That said, the 3 grip idea was a mistake. It originated because Nintendo was skittish about Miyamoto's crazy new joystick and his 3D game plans, so they wanted a fallback in case it didn't work and everyone went back to making SNES style games. Yes, this was a legit worry back then, as weird as that sounds today. The 3 grip design was that paranoia personified into the controller. If it didn't work out, which they were pretty sure was likely, then you could just play it like an SNES pad and forget the joystick was even there.

Of course that created a bunch of kids who held it like an SNES pad and got frustrated in walmart because they couldn't figure out how to make Mario move. Plus people see the size of the controller and scream "HUGE FAT OMG" instead of trying it on and realizing that the functional area is small, and it's only that big because of the gap required to fit your hands times 3 grips. The decision was absolutely and totally dumb. What they should have done was trust in the joystick but keep the dpad around, in a design that was, well, like a gamecube controller! Or a classic controller pro! But that's us in our 8th gen world talking about 5th gen design considerations. They didn't know what we know. And so the mistake happened. Instead of saying the obvious things of what we would do with all our superior 8th gen knowledge, what we should be doing is analyzing what they did and why they did it.

Shonumi Wrote:Growing pains shouldn't make it into production, ideally. That's what QA testing and getting early opinions is all about.

The joystick problem was not something that QA could discover. It requires years of friction. I suppose a machine could have worn it down over many months, but sometimes you just have to get it out into the wild before problems appear. That said, Nintendo did create a superior plastic version for the atomic controller set, which improve this issue greatly. But meh, damage done by that point. Plus Nintendo themselves weren't entirely enthusiastic about the joystick thing. The dpad was there invention, patented, that defined them as a video game company. To say they were hesitant to abandon it as their primary control method is an understatement.

As for the three grip element, the focus testing would have revealed the confusion. But they were so worried about the joystick failing.... I'm not sure they would care, and would view the potential advantages as better than the confusion. Hell, if it flopped, then they'd want people to ignore the center grip, which is what they ended up doing! There are lots and lots of design reasons for the mistakes and successes of the N64 controller. That's why I love it so much. It's a flawed yet revolutionary work of design. Lots of juicy stuff. Big Grin

Shonumi Wrote:They could have gone for a totally different approach and have a controller (bigger and wider of course) that was similar to the GBA. I get that it needed batteries, but they could have designed a controller that did not rely on prongs. I mean, just looking at the controller, I can't see how lopping the prongs off (and rounding the bottom portion out like an SNES controller) would have adversely affected gameplay. At the very least, the prongs were unnecessarily elongated.

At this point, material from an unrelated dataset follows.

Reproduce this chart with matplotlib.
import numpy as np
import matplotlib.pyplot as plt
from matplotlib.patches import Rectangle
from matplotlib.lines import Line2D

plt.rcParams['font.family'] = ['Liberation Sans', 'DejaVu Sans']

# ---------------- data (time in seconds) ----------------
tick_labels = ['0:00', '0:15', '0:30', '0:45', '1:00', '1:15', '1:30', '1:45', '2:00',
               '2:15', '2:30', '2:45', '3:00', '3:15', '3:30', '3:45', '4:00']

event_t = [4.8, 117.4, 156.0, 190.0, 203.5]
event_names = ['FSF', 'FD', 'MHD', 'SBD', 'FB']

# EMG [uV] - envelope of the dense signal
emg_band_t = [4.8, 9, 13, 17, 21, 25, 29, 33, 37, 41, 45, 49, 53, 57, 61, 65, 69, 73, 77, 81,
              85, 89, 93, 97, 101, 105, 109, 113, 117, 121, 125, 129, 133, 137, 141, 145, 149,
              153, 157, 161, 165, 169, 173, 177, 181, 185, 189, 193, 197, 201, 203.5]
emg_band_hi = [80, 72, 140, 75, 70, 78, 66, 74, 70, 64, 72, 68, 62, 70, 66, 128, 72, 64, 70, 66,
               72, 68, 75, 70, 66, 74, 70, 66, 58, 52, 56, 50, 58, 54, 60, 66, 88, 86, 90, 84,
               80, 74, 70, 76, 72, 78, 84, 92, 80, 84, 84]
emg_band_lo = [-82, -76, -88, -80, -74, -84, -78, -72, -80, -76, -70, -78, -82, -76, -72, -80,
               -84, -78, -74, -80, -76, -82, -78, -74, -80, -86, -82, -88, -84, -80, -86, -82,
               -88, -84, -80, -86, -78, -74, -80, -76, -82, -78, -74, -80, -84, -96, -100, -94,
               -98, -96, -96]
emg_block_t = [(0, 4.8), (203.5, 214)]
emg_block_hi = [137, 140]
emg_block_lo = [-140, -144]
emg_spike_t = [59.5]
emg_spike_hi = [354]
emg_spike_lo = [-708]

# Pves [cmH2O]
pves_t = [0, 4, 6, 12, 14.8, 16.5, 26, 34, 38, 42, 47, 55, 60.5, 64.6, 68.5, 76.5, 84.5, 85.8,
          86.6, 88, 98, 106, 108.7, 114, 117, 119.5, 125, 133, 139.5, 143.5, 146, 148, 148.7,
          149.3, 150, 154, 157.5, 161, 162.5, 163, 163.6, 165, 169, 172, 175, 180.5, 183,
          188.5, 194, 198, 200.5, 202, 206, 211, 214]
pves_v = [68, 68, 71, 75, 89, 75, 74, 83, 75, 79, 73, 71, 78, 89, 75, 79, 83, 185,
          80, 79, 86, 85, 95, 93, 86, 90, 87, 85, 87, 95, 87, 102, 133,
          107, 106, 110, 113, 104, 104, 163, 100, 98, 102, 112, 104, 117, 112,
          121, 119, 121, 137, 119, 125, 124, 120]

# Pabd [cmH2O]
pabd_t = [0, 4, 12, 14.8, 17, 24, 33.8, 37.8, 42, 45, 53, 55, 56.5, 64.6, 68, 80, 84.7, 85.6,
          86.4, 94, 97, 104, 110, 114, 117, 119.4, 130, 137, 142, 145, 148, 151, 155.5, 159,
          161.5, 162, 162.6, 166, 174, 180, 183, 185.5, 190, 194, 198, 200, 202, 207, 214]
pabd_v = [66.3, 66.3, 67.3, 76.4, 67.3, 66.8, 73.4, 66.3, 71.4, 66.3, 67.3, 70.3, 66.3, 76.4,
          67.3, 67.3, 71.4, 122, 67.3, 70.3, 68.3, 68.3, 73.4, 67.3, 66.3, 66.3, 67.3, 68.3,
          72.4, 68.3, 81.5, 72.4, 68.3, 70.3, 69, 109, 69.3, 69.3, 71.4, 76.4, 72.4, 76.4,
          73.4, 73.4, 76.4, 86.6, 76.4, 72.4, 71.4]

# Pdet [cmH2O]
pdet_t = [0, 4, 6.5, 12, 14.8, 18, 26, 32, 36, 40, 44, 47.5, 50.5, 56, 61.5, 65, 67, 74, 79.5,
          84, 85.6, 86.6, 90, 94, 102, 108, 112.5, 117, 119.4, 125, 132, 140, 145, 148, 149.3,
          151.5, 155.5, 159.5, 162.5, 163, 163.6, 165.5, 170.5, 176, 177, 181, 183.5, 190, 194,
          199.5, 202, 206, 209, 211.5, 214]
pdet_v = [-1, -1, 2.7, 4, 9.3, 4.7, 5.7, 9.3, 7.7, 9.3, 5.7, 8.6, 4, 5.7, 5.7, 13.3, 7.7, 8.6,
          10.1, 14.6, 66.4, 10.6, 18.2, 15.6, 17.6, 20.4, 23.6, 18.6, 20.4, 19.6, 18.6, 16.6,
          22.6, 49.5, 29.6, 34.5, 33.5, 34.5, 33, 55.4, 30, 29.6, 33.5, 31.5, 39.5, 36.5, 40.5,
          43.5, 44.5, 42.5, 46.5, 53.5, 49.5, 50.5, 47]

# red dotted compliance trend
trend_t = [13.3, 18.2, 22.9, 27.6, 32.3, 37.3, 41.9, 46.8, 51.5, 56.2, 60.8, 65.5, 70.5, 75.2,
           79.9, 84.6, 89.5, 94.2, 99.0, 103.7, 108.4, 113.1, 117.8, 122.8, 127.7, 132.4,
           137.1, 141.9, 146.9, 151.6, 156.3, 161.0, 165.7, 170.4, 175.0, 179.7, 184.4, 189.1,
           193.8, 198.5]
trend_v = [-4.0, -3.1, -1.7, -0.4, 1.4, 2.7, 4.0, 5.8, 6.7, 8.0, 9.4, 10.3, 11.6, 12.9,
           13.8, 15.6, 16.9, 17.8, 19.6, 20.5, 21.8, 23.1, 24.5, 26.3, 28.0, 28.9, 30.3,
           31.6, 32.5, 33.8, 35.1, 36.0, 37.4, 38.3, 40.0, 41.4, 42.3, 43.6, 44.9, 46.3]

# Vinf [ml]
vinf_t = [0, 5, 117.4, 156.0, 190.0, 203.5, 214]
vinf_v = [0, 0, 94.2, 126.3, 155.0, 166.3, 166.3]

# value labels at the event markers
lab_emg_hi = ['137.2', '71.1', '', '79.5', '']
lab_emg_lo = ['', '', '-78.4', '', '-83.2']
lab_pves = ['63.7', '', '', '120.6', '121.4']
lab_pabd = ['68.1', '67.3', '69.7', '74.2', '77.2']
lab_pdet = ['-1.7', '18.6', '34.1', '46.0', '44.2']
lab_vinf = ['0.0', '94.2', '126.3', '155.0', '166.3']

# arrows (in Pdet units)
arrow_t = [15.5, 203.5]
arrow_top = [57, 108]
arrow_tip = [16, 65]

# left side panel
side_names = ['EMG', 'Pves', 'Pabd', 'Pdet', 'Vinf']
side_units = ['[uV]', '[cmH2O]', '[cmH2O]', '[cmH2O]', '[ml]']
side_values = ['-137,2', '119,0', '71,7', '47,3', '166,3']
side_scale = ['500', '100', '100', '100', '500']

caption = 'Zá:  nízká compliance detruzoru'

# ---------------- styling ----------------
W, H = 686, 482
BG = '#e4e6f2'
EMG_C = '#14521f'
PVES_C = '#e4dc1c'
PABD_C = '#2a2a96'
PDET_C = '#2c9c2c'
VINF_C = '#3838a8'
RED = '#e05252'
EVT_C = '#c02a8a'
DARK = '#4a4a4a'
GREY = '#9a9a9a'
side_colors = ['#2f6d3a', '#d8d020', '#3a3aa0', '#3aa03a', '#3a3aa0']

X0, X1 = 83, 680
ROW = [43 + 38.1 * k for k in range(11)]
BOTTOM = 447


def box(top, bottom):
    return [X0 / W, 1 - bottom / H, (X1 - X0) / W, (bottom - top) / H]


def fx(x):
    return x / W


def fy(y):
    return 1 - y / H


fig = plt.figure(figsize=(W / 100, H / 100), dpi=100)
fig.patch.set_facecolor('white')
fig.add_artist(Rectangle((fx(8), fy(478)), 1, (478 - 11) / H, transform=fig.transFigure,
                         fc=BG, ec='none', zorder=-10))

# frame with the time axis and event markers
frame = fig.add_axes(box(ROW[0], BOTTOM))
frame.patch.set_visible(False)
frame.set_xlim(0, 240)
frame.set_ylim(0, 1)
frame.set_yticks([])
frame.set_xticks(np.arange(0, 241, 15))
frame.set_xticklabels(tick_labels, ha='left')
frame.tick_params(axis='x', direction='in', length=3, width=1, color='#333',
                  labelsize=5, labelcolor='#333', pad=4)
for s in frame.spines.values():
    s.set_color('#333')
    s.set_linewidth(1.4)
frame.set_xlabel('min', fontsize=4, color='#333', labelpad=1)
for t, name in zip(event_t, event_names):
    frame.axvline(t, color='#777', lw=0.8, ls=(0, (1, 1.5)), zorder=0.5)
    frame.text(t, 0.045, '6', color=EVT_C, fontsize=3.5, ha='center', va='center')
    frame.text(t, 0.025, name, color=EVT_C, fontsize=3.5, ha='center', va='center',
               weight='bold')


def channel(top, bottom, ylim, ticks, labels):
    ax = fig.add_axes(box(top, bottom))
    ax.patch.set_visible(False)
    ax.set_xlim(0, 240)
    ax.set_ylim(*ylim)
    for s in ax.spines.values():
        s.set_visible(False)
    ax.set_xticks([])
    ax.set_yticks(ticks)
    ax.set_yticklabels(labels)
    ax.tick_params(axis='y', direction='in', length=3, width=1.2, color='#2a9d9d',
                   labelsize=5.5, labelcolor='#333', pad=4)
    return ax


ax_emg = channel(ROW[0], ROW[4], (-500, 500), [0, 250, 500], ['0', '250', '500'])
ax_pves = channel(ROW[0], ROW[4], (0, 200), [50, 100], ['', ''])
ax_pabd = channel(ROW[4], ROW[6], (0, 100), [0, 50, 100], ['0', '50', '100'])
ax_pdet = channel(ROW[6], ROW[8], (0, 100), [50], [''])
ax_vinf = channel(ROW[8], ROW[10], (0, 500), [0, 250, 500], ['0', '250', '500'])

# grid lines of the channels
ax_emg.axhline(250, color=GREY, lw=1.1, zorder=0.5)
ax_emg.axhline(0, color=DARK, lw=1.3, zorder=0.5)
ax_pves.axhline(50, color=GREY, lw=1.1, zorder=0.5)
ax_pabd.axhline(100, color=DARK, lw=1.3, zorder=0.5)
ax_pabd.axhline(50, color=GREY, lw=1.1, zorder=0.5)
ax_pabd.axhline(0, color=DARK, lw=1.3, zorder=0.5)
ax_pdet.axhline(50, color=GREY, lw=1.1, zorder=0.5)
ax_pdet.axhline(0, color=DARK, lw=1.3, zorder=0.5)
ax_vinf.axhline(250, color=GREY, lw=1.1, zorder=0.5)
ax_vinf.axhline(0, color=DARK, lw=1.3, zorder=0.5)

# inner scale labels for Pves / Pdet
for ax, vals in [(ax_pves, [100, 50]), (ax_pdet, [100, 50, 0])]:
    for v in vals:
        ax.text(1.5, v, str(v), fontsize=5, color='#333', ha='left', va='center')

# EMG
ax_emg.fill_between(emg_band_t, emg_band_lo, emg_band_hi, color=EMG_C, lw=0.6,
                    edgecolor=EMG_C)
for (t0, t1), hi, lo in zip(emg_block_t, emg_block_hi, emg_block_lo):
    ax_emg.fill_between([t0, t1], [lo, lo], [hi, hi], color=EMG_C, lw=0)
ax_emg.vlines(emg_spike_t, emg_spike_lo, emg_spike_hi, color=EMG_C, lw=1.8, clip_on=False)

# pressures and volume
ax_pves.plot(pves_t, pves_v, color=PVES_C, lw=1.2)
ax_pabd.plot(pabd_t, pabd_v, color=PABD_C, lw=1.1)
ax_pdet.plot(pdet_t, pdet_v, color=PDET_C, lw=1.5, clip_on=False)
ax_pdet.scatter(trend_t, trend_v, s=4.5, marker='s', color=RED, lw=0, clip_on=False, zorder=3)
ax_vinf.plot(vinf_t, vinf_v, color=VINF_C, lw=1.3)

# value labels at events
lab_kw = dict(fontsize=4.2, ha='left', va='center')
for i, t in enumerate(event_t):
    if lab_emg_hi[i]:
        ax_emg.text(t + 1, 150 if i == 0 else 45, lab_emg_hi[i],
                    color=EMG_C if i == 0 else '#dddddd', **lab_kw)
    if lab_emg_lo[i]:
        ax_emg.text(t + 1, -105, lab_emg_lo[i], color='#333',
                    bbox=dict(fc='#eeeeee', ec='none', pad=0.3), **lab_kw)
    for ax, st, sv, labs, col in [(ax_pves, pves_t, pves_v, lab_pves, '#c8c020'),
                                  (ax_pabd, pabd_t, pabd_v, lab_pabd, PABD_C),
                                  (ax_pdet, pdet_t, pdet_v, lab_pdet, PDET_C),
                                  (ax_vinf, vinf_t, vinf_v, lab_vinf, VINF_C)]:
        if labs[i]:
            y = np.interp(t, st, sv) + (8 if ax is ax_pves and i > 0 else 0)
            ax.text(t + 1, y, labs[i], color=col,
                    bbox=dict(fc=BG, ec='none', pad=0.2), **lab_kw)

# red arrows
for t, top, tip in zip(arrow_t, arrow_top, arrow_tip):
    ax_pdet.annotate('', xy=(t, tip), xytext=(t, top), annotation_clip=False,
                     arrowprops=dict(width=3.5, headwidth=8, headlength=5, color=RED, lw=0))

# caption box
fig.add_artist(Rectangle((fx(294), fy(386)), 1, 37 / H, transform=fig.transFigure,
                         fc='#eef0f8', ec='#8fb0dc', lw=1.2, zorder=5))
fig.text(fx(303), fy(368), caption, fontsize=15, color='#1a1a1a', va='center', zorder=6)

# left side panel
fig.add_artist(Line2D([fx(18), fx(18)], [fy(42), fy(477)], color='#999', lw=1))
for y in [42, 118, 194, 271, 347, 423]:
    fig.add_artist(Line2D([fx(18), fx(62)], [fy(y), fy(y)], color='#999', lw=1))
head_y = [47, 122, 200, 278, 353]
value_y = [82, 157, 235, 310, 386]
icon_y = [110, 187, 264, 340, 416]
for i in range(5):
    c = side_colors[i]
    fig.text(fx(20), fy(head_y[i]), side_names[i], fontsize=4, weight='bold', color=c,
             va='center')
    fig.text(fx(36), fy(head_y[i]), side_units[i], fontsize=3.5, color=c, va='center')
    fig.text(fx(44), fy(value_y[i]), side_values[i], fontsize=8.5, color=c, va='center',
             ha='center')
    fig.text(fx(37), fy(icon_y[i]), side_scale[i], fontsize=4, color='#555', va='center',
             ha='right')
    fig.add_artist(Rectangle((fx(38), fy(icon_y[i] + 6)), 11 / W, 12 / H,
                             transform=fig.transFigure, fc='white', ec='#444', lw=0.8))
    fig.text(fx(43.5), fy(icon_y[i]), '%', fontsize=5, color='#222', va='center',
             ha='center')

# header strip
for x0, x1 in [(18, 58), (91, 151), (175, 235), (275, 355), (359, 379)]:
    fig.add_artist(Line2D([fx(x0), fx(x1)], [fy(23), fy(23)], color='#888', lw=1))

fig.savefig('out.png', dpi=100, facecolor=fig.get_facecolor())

Uh.... did you see the size of that battery pack?

[Image: 320px-Virtual-Boy-Controller.jpg]

It holds six AA batteries. There is absolutely no way that gamepad was going to exist without grips. The controller is UGLY, sure, but it's job is not to be pretty: it's supposed to be a controller. As a controller, it had good ergonomics and was the first symmetrical controller design ever made (that didn't have a large centered joystick or wheel anyway). Eh, I guess there's the Atari Lynx, but the less said about that, the better. Anyway, the Virtual Boy controller is quirky and fascinating! And it's functional. Who cares what it looks like?

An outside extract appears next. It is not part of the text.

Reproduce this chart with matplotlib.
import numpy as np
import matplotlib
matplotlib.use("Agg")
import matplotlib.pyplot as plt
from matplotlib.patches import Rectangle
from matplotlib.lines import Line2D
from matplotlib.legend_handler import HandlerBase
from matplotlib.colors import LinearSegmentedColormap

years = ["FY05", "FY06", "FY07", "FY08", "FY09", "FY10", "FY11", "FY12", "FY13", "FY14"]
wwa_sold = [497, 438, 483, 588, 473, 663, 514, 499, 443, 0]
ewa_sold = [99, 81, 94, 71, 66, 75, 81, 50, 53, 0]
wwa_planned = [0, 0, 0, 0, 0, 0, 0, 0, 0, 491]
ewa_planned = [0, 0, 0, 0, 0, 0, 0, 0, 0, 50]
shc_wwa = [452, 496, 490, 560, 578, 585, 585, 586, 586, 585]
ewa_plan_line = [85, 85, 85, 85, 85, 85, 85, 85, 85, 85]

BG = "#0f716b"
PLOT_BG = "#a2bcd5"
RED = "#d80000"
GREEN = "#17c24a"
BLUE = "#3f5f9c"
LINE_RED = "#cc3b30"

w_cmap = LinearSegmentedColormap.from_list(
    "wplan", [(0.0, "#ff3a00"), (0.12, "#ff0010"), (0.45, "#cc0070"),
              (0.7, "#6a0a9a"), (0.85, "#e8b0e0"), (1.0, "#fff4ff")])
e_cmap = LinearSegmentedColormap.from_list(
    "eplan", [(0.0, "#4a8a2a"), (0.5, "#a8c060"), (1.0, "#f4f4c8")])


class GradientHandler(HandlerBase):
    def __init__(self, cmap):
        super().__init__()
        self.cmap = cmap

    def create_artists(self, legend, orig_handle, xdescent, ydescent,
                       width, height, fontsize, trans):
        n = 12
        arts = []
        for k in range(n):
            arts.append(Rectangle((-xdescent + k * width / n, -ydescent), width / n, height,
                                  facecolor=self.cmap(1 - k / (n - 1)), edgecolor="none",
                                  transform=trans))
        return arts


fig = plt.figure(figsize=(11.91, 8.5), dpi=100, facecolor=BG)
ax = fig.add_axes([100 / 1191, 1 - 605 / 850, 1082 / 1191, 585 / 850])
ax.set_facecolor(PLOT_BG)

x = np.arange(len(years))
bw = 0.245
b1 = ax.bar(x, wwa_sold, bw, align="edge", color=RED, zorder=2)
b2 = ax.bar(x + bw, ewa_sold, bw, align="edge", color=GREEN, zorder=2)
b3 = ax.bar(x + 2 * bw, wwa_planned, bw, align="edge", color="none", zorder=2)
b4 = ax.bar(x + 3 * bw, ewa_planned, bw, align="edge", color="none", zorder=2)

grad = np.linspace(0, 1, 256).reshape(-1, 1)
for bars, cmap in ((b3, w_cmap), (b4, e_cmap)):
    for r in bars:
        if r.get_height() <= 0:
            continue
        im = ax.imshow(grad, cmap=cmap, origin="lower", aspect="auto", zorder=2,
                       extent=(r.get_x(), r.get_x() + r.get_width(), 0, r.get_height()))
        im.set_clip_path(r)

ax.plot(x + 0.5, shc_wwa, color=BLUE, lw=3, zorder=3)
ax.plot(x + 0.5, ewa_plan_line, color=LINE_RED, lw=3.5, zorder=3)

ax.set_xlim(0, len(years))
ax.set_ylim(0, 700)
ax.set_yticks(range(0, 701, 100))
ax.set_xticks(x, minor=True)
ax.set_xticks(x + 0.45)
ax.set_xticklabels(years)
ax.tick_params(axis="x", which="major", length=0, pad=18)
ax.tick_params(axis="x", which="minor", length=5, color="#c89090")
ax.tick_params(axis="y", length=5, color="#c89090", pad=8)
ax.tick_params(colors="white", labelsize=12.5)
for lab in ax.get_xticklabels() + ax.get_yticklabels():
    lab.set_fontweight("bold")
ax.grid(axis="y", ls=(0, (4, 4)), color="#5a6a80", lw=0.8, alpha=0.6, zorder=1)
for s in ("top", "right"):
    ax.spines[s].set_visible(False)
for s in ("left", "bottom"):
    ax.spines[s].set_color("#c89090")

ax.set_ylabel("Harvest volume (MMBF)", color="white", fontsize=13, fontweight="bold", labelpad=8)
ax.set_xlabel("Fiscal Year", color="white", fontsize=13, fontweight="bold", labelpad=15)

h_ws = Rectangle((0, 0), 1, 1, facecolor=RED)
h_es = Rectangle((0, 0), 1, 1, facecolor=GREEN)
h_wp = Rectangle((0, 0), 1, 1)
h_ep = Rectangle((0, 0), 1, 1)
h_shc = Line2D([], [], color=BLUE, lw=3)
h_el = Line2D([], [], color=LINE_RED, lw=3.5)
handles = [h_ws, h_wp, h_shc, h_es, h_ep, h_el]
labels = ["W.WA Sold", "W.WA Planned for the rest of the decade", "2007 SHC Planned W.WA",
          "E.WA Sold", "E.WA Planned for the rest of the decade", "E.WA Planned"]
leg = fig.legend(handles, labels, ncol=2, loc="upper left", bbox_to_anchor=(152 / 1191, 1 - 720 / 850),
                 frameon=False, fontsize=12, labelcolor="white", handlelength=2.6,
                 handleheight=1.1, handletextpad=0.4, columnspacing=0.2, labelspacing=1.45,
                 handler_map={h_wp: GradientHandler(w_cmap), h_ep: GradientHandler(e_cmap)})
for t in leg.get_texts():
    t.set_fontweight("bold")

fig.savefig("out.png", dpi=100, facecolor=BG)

As for the grips... look carefully. The controller is deceptively small. Those dpads are TINY. Like GBA tiny.

[Image: virtualboy-2jpg.jpg]

The grips fill his hands just fine, without ever leaving his palms or reaching his wrists. Still ugly though.
It's a shame that Sega Saturn D-Pad didn't influence the Xbox Controllers
its funny seeing all this talk because I actually have these controller right next to me as I read this. Its a must for my usb project.
RachelB Wrote:Yes, exactly. Nintendo has yet to make a good controller. The wii classic pro started to go in the right direction, but then when it came time to improve that design, and make something better, for the wii u, they screwed it up.

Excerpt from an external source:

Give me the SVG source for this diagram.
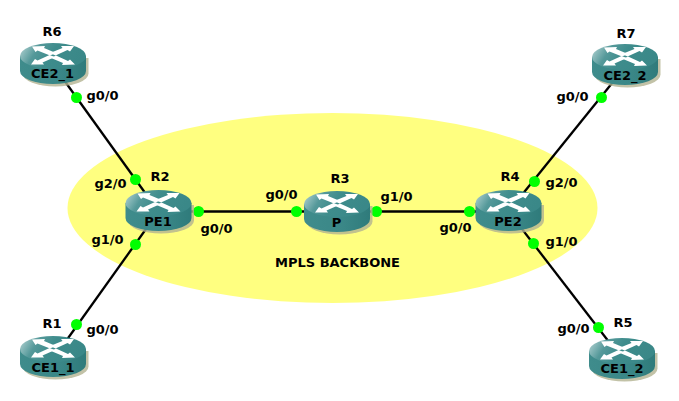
<svg xmlns="http://www.w3.org/2000/svg" width="679" height="401" viewBox="0 0 679 401">
<style>
text{font-family:"DejaVu Sans",sans-serif;font-weight:bold;font-size:13px;fill:#000;text-anchor:middle}
.l{stroke:#000;stroke-width:2.300;fill:none}
.d{fill:#00ff00}
.a{fill:#fff}
</style>
<defs>
<linearGradient id="top" x1="0" y1="0" x2="1" y2="0.25"><stop offset="0" stop-color="#bcd8d8"/><stop offset="0.3" stop-color="#55999a"/><stop offset="0.55" stop-color="#3e8c8c"/><stop offset="1" stop-color="#3a8888"/></linearGradient>
<linearGradient id="side" x1="0" y1="0" x2="1" y2="0"><stop offset="0" stop-color="#3f8c8c"/><stop offset="0.6" stop-color="#3a8787"/><stop offset="1" stop-color="#2f7b7b"/></linearGradient>
<symbol id="router" width="70" height="46" viewBox="0 0 70 46" overflow="visible">
<path d="M2.500 15V30.500A33 13 0 0 0 68.500 30.500V15Z" fill="#b3b391" opacity="0.8"/>
<path d="M0 13V28A33 13 0 0 0 66 28V13Z" fill="url(#side)"/>
<ellipse cx="33" cy="13" rx="33" ry="13" fill="url(#top)"/>
<path class="a" d="M12 3.500L25 3L24 5L36 10L30 12.500L17.500 7.500L15.500 9Z"/>
<path class="a" d="M54 3L41 3L42.500 5L30 10L35.500 12.500L47.500 7L50 8.500Z"/>
<path class="a" d="M11 21.500L24 21.500L22.500 19.500L35 14L29.500 12L17.500 17.500L15 16Z"/>
<path class="a" d="M55 21.500L42 22L43 20L31 15L36 12.500L48 18L50 16.500Z"/>
</symbol>
</defs>
<ellipse cx="332.500" cy="208" rx="265" ry="95" fill="#ffff80"/>
<g id="connectors" transform="translate(0.500 0.500)">
<path class="l" d="M53 65L158 211"/>
<path class="l" d="M53 358L158 211"/>
<path class="l" d="M158 211H508"/>
<path class="l" d="M625 66L508 211"/>
<path class="l" d="M622 359L508 211"/>
<circle class="d" cx="76" cy="97" r="5.500"/>
<circle class="d" cx="135" cy="179" r="5.500"/>
<circle class="d" cx="135" cy="244" r="5.500"/>
<circle class="d" cx="76" cy="324" r="5.500"/>
<circle class="d" cx="198" cy="211" r="5.500"/>
<circle class="d" cx="296" cy="211" r="5.500"/>
<circle class="d" cx="376" cy="211" r="5.500"/>
<circle class="d" cx="469" cy="211" r="5.500"/>
<circle class="d" cx="534" cy="181" r="5.500"/>
<circle class="d" cx="601" cy="97" r="5.500"/>
<circle class="d" cx="533" cy="243" r="5.500"/>
<circle class="d" cx="598" cy="327" r="5.500"/>
<text x="102" y="99">g0/0</text>
<text x="110" y="187">g2/0</text>
<text x="107" y="243">g1/0</text>
<text x="102" y="333">g0/0</text>
<text x="216" y="232">g0/0</text>
<text x="281" y="198">g0/0</text>
<text x="396" y="200">g1/0</text>
<text x="455" y="231">g0/0</text>
<text x="561" y="186">g2/0</text>
<text x="572" y="100">g0/0</text>
<text x="561" y="245">g1/0</text>
<text x="573" y="332">g0/0</text>
</g>
<text x="337.500" y="267">MPLS BACKBONE</text>
<g id="R6"><use href="#router" x="20" y="43"/><text x="52" y="36">R6</text><text x="52.500" y="78">CE2_1</text></g>
<g id="R7"><use href="#router" x="592" y="44"/><text x="626" y="38">R7</text><text x="625" y="80">CE2_2</text></g>
<g id="R2"><use href="#router" x="125.500" y="190"/><text x="160" y="181">R2</text><text x="158" y="226">PE1</text></g>
<g id="R3"><use href="#router" x="304" y="191"/><text x="340" y="183">R3</text><text x="336.500" y="227">P</text></g>
<g id="R4"><use href="#router" x="475.500" y="190"/><text x="510" y="181">R4</text><text x="508" y="226">PE2</text></g>
<g id="R1"><use href="#router" x="20" y="336"/><text x="52" y="328">R1</text><text x="53" y="372">CE1_1</text></g>
<g id="R5"><use href="#router" x="589" y="338"/><text x="623" y="327">R5</text><text x="622" y="373">CE1_2</text></g>
</svg>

Well that's your opinion. Like I said the Wii's Classic controller (and the Pro version) needs to have the joysticks lower to make it more comfortable like the PSX style controllers. The GC got halfway there, but went for something XBOX-ish, but the grip is much better for my hands than the Classic or Classic Pro, so it wins in my book.

MaJoR Wrote:Uh no. Sure it looks obvious to us looking back, but at the time NO ONE knew how to make this work. Hence all the crazy weird things trying to sort out how to do it. If it hadn't been for the N64, at the very least, we wouldn't have had proper 3D controls till the 6th gen (gamecube), and that would have dramatically altered the 5th gen itself, placing more emphasis on 2D or 2.5D gameplay, since they could do that. Remember, these decisions were being made in 1995 and had to last till 2001. Six years. If someone didn't figure out 3D controllers we'd have had 6 years of this crap before they had a chance to try again. The N64 controller was a big freakin deal, and gaming would have been changed a ton if it didn't happen.

So by dint of being first, using a crazy design should be acceptable? You're still missing the fact that someone else would have been first. How do we know the DualShock wouldn't have come along anyway? You're playing what-if's and what-if-not's with history just as much as I am. Again, if it weren't Nintendo, someone else would have come along. What's your point that it would have taken longer? It still would have come.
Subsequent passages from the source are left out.